What are Hindu festivals like all about and why are there so many - almost one a month. In this busy, maddening, materialistic-chasing lives of ours which often is the hallmark of our progress, they serve as a reminder for us to really pause, contemplate and take stock our of spiritual pulse and progress. You could think of them as a mindfulness monthly check in. Images, rituals and the sounds involved are tools that facilitate this mindset. Its multisensory integration and balance for the body. For instance just reciting our Sanskrit slokas generate innumerable beneficial vibrations in the body and activate the significant chakras in the body. Images help with visual focus. The practical advice of regular fasting on the bi-monthly Ekadasi day from ancient times, is rediscovered and now marketed as a healthcare gut-cleanse. 

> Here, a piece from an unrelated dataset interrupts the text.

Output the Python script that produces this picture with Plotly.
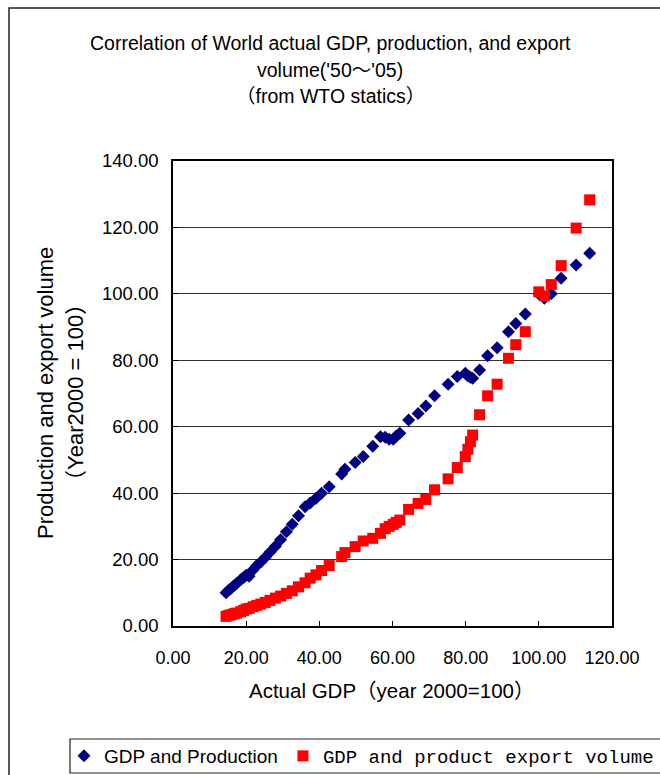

It's really amazing how Spirituality (the unexplained) of yesterday becomes the Science (the explained) of today. All the answers were always there, we just have to decode and understand them. In the modern era, we formulate explanations using the lens of science and evidence based research. Essentially, we are trying to reconstruct that old deciphering code, by asking the right questions, along with new technology; all of which kind of got lost/mangled over the centuries. Science is the process of "re-discovering" explanations. 

Today is Vaikunta Ekadasi, celebrated on the eleventh day of the waxing moon in the Tamil month of Margazhi (December-January). It is also called Mukkoti Ekadashi. In our Puranas, it's the day the ocean (kshira sagara) was churned by both the devas and asuras for the nectar of immortality (amrit) during the Kurma Avatar era of Lord Vishnu;  the spiritual significance being churning your own heart for goodness and purity and ridding it of falsehood, ego and conceit. 

Vaikunta Ekadasi is also called Guruvar, the day our beloved Krishna imparted the knowledge of the Bhagawad Gita to Arjuna. The Gita is about inner spiritual practices in the form of the different types of Yogas, that not just help you in physical wellbeing  and spiritual progress personally, but the resultant flow of unselfish thoughts results in service to society. After all, as Krishna tells us, the greatest seva (service) is service to society. 

Vaikunta Ekadasi is a multiple-blessings day.  It's the day the doors of Vaikunta, the abode of Vishnu open; the spiritual significance being an invitation for self-examination in our journey from the untruth to truth. On another note, it is believed that if you die on the day of Vaikunta Ekadasi, you bypass the rest of your karmic cycle of death-rebirths and attain Moksha, or liberation at the feet of God.  Kind of like an escape card. Of course we don't get to choose when we die, but I sure hope that when my time comes, it's on Vaikunta Ekadasi day. The essence of Karma is action and equal reaction, cause and equal consequence, which Newton "re-discovered" with a lens of science. Your actions in the present  (positive or negative) will have equal consequences in this lifetime or a future lifetime and our goal in every lifetime should be to cancel out all the negative accumulated karmic debt. Your atma (soul) has a much longer timespan that your mortal body in its journey to liberation. Rebirth makes total sense in modern lingo; we call it recycling now, instead of use-once and dispose off the old which just accumulates in polluting landfills.